KANSAS CITY, Mo. -- A local Army veteran who disappeared, and then was found in a local hospital suffering from anxiety and depression, is now hoping to help others. Nearly three months ago Aaron Clary wrote a goodbye note to his fiancé, asking her to take care of the kids.
The note explained she was better off without him and the Army veteran left town on a bus with little money and no phone or belongings.
Two days later he turned up at North Kansas City hospital asking for help. He said he received the care he needed and now wants to change the lives of others.
Clary was medically discharged after being injured in training and serving nearly four years in the Army. Clary suffered from depression and anxiety, and tearfully recalled the message.
“Take care of the kids and have my VA money, and not worry about me, that I'd be fine,” Clary said.
With that, he walked away.
“Didn't feel like I was doing enough,” Clary explained.
After two days on a bus, Clary realized he needed help and came back to Kansas City and went to the VA.
“It’s very reassuring and it’s why I know that I’d never do that again. I’d never put my family through that again,” Clary said.
Now Clary and his fiancé are in the beginning stages of setting up “Homestead for Heroes,” a program Clary says will help others overwhelmed, dragged down or suffering like he was.
“That’s the kind of brotherhood we have.
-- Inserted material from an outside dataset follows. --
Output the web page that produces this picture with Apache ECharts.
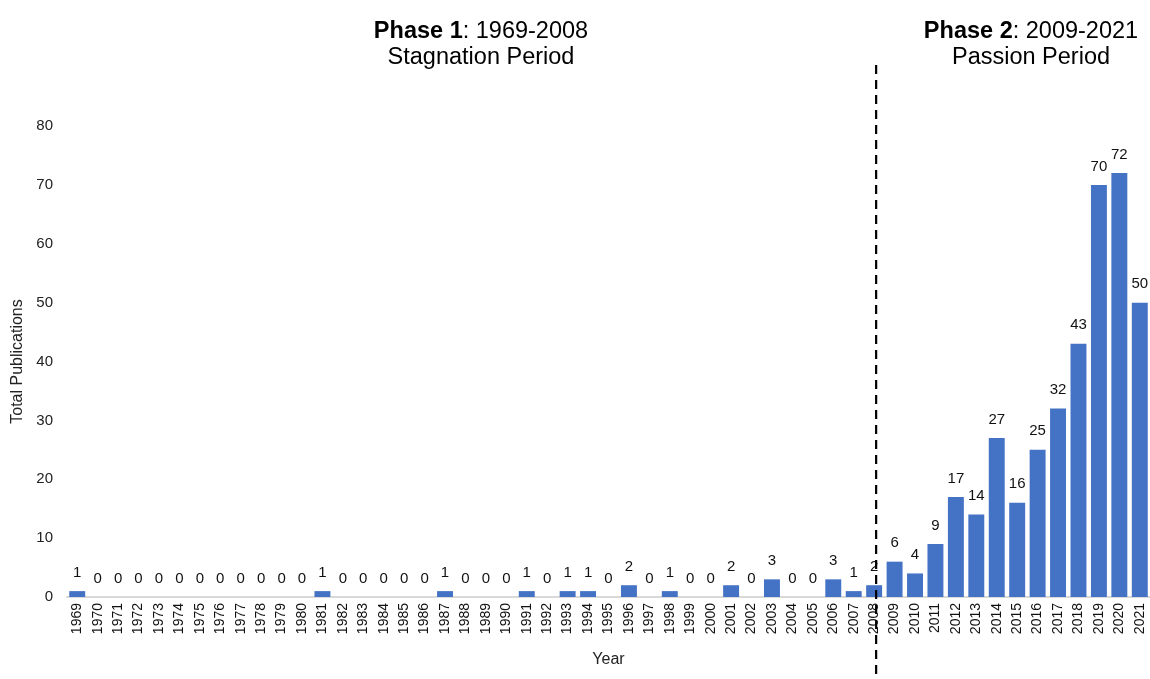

And that's why I want to do this for them and make sure that we can keep as many soldiers and Marines and sailors from doing something stupid like I did,” Clary explained.
“We really want them to get better and have a skill set where they feel accomplished and can continue on with their lives and teach others,” Clary's fiancé Nicole Henry said.
The dream is to have land and cabins for veterans and their families, a place to get back to nature and nurture their own health and heal as a family.
“Some women out there, they don't see their husband or their significant other come back and I don't want anybody to go through that,” Henry said.